TASK DIRECTIONS:
Return all of the data exactly, with nothing left out but the pictures.

DATA SECTION:

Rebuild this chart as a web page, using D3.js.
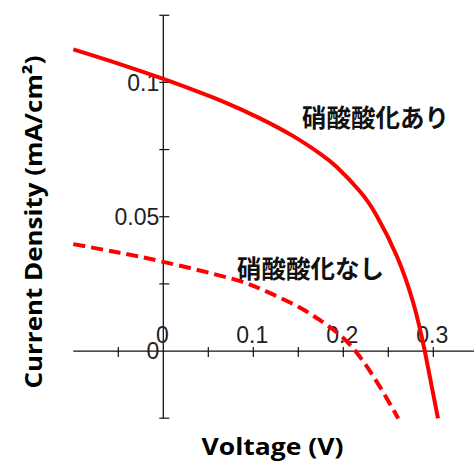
<!DOCTYPE html>
<html>
<head>
<meta charset="utf-8">
<script src="https://cdn.jsdelivr.net/npm/d3@7"></script>
<style>
  html, body { margin: 0; padding: 0; background: #fff; }
  svg { display: block; }
</style>
</head>
<body>
<div id="chart"></div>
<script>
// ---- data ----
const withOxV = [-0.1, -0.05, 0, 0.0333, 0.0704, 0.1074, 0.1448, 0.1741, 0.1927, 0.2186, 0.2371, 0.2593, 0.2778, 0.2908, 0.3052];
const withOxJ = [0.1123, 0.107, 0.1013, 0.0972, 0.0923, 0.0866, 0.0799, 0.0735, 0.0685, 0.0594, 0.0504, 0.0355, 0.0179, -0.0004, -0.0251];
const noOxV = [-0.1, -0.05, 0, 0.0741, 0.1111, 0.1482, 0.1741, 0.1963, 0.2149, 0.2296, 0.2444, 0.2611];
const noOxJ = [0.0398, 0.0367, 0.0332, 0.0271, 0.0227, 0.0168, 0.0115, 0.006, -0.0006, -0.0075, -0.0154, -0.0251];
const xTickLabels = [0, 0.1, 0.2, 0.3];
const xMinorTicks = [-0.05, 0.05, 0.15, 0.25];
const yTickLabels = [0, 0.05, 0.1];
const yMinorTicks = [-0.025, 0.025, 0.075, 0.125];
const labelWith = "硝酸酸化あり";
const labelWithout = "硝酸酸化なし";
const xTitle = "Voltage (V)";
const yTitle = "Current Density (mA/cm²)";

// ---- layout ----
const W = 474, H = 465;
const svg = d3.select("#chart").append("svg").attr("width", W).attr("height", H);

const x = d3.scaleLinear().domain([-0.1, 0.35]).range([73.3, 478.3]);
const y = d3.scaleLinear().domain([-0.025, 0.125]).range([418.2, 15.25]);

const axisColor = "#111";
const textColor = "#222";

// x axis line
svg.append("line")
  .attr("x1", x(-0.1)).attr("x2", W)
  .attr("y1", y(0)).attr("y2", y(0))
  .attr("stroke", axisColor).attr("stroke-width", 1.3);

// y axis line
svg.append("line")
  .attr("x1", x(0)).attr("x2", x(0))
  .attr("y1", y(0.125)).attr("y2", y(-0.025))
  .attr("stroke", axisColor).attr("stroke-width", 1.3);

// x ticks
const allXTicks = xTickLabels.concat(xMinorTicks).filter(v => v !== 0);
svg.selectAll(".xt").data(allXTicks).enter().append("line")
  .attr("x1", d => x(d)).attr("x2", d => x(d))
  .attr("y1", y(0) - 4).attr("y2", y(0) + 6)
  .attr("stroke", axisColor).attr("stroke-width", 1.2);

// y ticks
const allYTicks = yTickLabels.concat(yMinorTicks).filter(v => v !== 0);
svg.selectAll(".yt").data(allYTicks).enter().append("line")
  .attr("x1", x(0) - 4).attr("x2", x(0) + 6)
  .attr("y1", d => y(d)).attr("y2", d => y(d))
  .attr("stroke", axisColor).attr("stroke-width", 1.2);

// x tick labels (above axis)
svg.selectAll(".xl").data(xTickLabels).enter().append("text")
  .attr("x", d => x(d) - 1)
  .attr("y", y(0) - 8)
  .attr("text-anchor", "middle")
  .attr("font-family", "Liberation Sans, Arial, sans-serif")
  .attr("font-size", 23)
  .attr("fill", textColor)
  .text(d => d3.format("")(d));

// y tick labels (left of axis)
svg.selectAll(".yl").data(yTickLabels).enter().append("text")
  .attr("x", x(0) - 4)
  .attr("y", d => y(d))
  .attr("dy", "0.36em")
  .attr("text-anchor", "end")
  .attr("font-family", "Liberation Sans, Arial, sans-serif")
  .attr("font-size", 23)
  .attr("fill", textColor)
  .text(d => d3.format("")(d));

// curves
const line = d3.line().x(d => x(d[0])).y(d => y(d[1])).curve(d3.curveNatural);
const withData = withOxV.map((v, i) => [v, withOxJ[i]]);
const noData = noOxV.map((v, i) => [v, noOxJ[i]]);

svg.append("path").datum(withData)
  .attr("d", line)
  .attr("fill", "none").attr("stroke", "#ff0000").attr("stroke-width", 4);

svg.append("path").datum(noData)
  .attr("d", line)
  .attr("fill", "none").attr("stroke", "#ff0000").attr("stroke-width", 4)
  .attr("stroke-dasharray", "12,6");

// annotations
svg.append("text")
  .attr("x", 302).attr("y", 116.5)
  .attr("dominant-baseline", "central")
  .attr("font-family", "Noto Sans CJK JP, sans-serif")
  .attr("font-weight", "bold")
  .attr("font-size", 24.5)
  .attr("fill", "#111")
  .text(labelWith);

svg.append("text")
  .attr("x", 237).attr("y", 267.5)
  .attr("dominant-baseline", "central")
  .attr("font-family", "Noto Sans CJK JP, sans-serif")
  .attr("font-weight", "bold")
  .attr("font-size", 24.5)
  .attr("fill", "#111")
  .text(labelWithout);

// axis titles
svg.append("text")
  .attr("x", 272.5).attr("y", 455)
  .attr("text-anchor", "middle")
  .attr("font-family", "Open Sans, sans-serif")
  .attr("font-weight", "bold")
  .attr("font-size", 23)
  .attr("textLength", 142)
  .attr("lengthAdjust", "spacingAndGlyphs")
  .attr("fill", "#000")
  .text(xTitle);

svg.append("text")
  .attr("transform", "translate(42,222) rotate(-90)")
  .attr("text-anchor", "middle")
  .attr("font-family", "Open Sans, sans-serif")
  .attr("font-weight", "bold")
  .attr("font-size", 23)
  .attr("textLength", 333)
  .attr("lengthAdjust", "spacingAndGlyphs")
  .attr("fill", "#000")
  .text(yTitle);
</script>
</body>
</html>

SOLUTION:
Rebuild this chart as a web page, using D3.js.
<!DOCTYPE html>
<html>
<head>
<meta charset="utf-8">
<script src="https://cdn.jsdelivr.net/npm/d3@7"></script>
<style>
  html, body { margin: 0; padding: 0; background: #fff; }
  svg { display: block; }
</style>
</head>
<body>
<div id="chart"></div>
<script>
// ---- data ----
const withOxV = [-0.1, -0.05, 0, 0.0333, 0.0704, 0.1074, 0.1448, 0.1741, 0.1927, 0.2186, 0.2371, 0.2593, 0.2778, 0.2908, 0.3052];
const withOxJ = [0.1123, 0.107, 0.1013, 0.0972, 0.0923, 0.0866, 0.0799, 0.0735, 0.0685, 0.0594, 0.0504, 0.0355, 0.0179, -0.0004, -0.0251];
const noOxV = [-0.1, -0.05, 0, 0.0741, 0.1111, 0.1482, 0.1741, 0.1963, 0.2149, 0.2296, 0.2444, 0.2611];
const noOxJ = [0.0398, 0.0367, 0.0332, 0.0271, 0.0227, 0.0168, 0.0115, 0.006, -0.0006, -0.0075, -0.0154, -0.0251];
const xTickLabels = [0, 0.1, 0.2, 0.3];
const xMinorTicks = [-0.05, 0.05, 0.15, 0.25];
const yTickLabels = [0, 0.05, 0.1];
const yMinorTicks = [-0.025, 0.025, 0.075, 0.125];
const labelWith = "硝酸酸化あり";
const labelWithout = "硝酸酸化なし";
const xTitle = "Voltage (V)";
const yTitle = "Current Density (mA/cm²)";

// ---- layout ----
const W = 474, H = 465;
const svg = d3.select("#chart").append("svg").attr("width", W).attr("height", H);

const x = d3.scaleLinear().domain([-0.1, 0.35]).range([73.3, 478.3]);
const y = d3.scaleLinear().domain([-0.025, 0.125]).range([418.2, 15.25]);

const axisColor = "#111";
const textColor = "#222";

// x axis line
svg.append("line")
  .attr("x1", x(-0.1)).attr("x2", W)
  .attr("y1", y(0)).attr("y2", y(0))
  .attr("stroke", axisColor).attr("stroke-width", 1.3);

// y axis line
svg.append("line")
  .attr("x1", x(0)).attr("x2", x(0))
  .attr("y1", y(0.125)).attr("y2", y(-0.025))
  .attr("stroke", axisColor).attr("stroke-width", 1.3);

// x ticks
const allXTicks = xTickLabels.concat(xMinorTicks).filter(v => v !== 0);
svg.selectAll(".xt").data(allXTicks).enter().append("line")
  .attr("x1", d => x(d)).attr("x2", d => x(d))
  .attr("y1", y(0) - 4).attr("y2", y(0) + 6)
  .attr("stroke", axisColor).attr("stroke-width", 1.2);

// y ticks
const allYTicks = yTickLabels.concat(yMinorTicks).filter(v => v !== 0);
svg.selectAll(".yt").data(allYTicks).enter().append("line")
  .attr("x1", x(0) - 4).attr("x2", x(0) + 6)
  .attr("y1", d => y(d)).attr("y2", d => y(d))
  .attr("stroke", axisColor).attr("stroke-width", 1.2);

// x tick labels (above axis)
svg.selectAll(".xl").data(xTickLabels).enter().append("text")
  .attr("x", d => x(d) - 1)
  .attr("y", y(0) - 8)
  .attr("text-anchor", "middle")
  .attr("font-family", "Liberation Sans, Arial, sans-serif")
  .attr("font-size", 23)
  .attr("fill", textColor)
  .text(d => d3.format("")(d));

// y tick labels (left of axis)
svg.selectAll(".yl").data(yTickLabels).enter().append("text")
  .attr("x", x(0) - 4)
  .attr("y", d => y(d))
  .attr("dy", "0.36em")
  .attr("text-anchor", "end")
  .attr("font-family", "Liberation Sans, Arial, sans-serif")
  .attr("font-size", 23)
  .attr("fill", textColor)
  .text(d => d3.format("")(d));

// curves
const line = d3.line().x(d => x(d[0])).y(d => y(d[1])).curve(d3.curveNatural);
const withData = withOxV.map((v, i) => [v, withOxJ[i]]);
const noData = noOxV.map((v, i) => [v, noOxJ[i]]);

svg.append("path").datum(withData)
  .attr("d", line)
  .attr("fill", "none").attr("stroke", "#ff0000").attr("stroke-width", 4);

svg.append("path").datum(noData)
  .attr("d", line)
  .attr("fill", "none").attr("stroke", "#ff0000").attr("stroke-width", 4)
  .attr("stroke-dasharray", "12,6");

// annotations
svg.append("text")
  .attr("x", 302).attr("y", 116.5)
  .attr("dominant-baseline", "central")
  .attr("font-family", "Noto Sans CJK JP, sans-serif")
  .attr("font-weight", "bold")
  .attr("font-size", 24.5)
  .attr("fill", "#111")
  .text(labelWith);

svg.append("text")
  .attr("x", 237).attr("y", 267.5)
  .attr("dominant-baseline", "central")
  .attr("font-family", "Noto Sans CJK JP, sans-serif")
  .attr("font-weight", "bold")
  .attr("font-size", 24.5)
  .attr("fill", "#111")
  .text(labelWithout);

// axis titles
svg.append("text")
  .attr("x", 272.5).attr("y", 455)
  .attr("text-anchor", "middle")
  .attr("font-family", "Open Sans, sans-serif")
  .attr("font-weight", "bold")
  .attr("font-size", 23)
  .attr("textLength", 142)
  .attr("lengthAdjust", "spacingAndGlyphs")
  .attr("fill", "#000")
  .text(xTitle);

svg.append("text")
  .attr("transform", "translate(42,222) rotate(-90)")
  .attr("text-anchor", "middle")
  .attr("font-family", "Open Sans, sans-serif")
  .attr("font-weight", "bold")
  .attr("font-size", 23)
  .attr("textLength", 333)
  .attr("lengthAdjust", "spacingAndGlyphs")
  .attr("fill", "#000")
  .text(yTitle);
</script>
</body>
</html>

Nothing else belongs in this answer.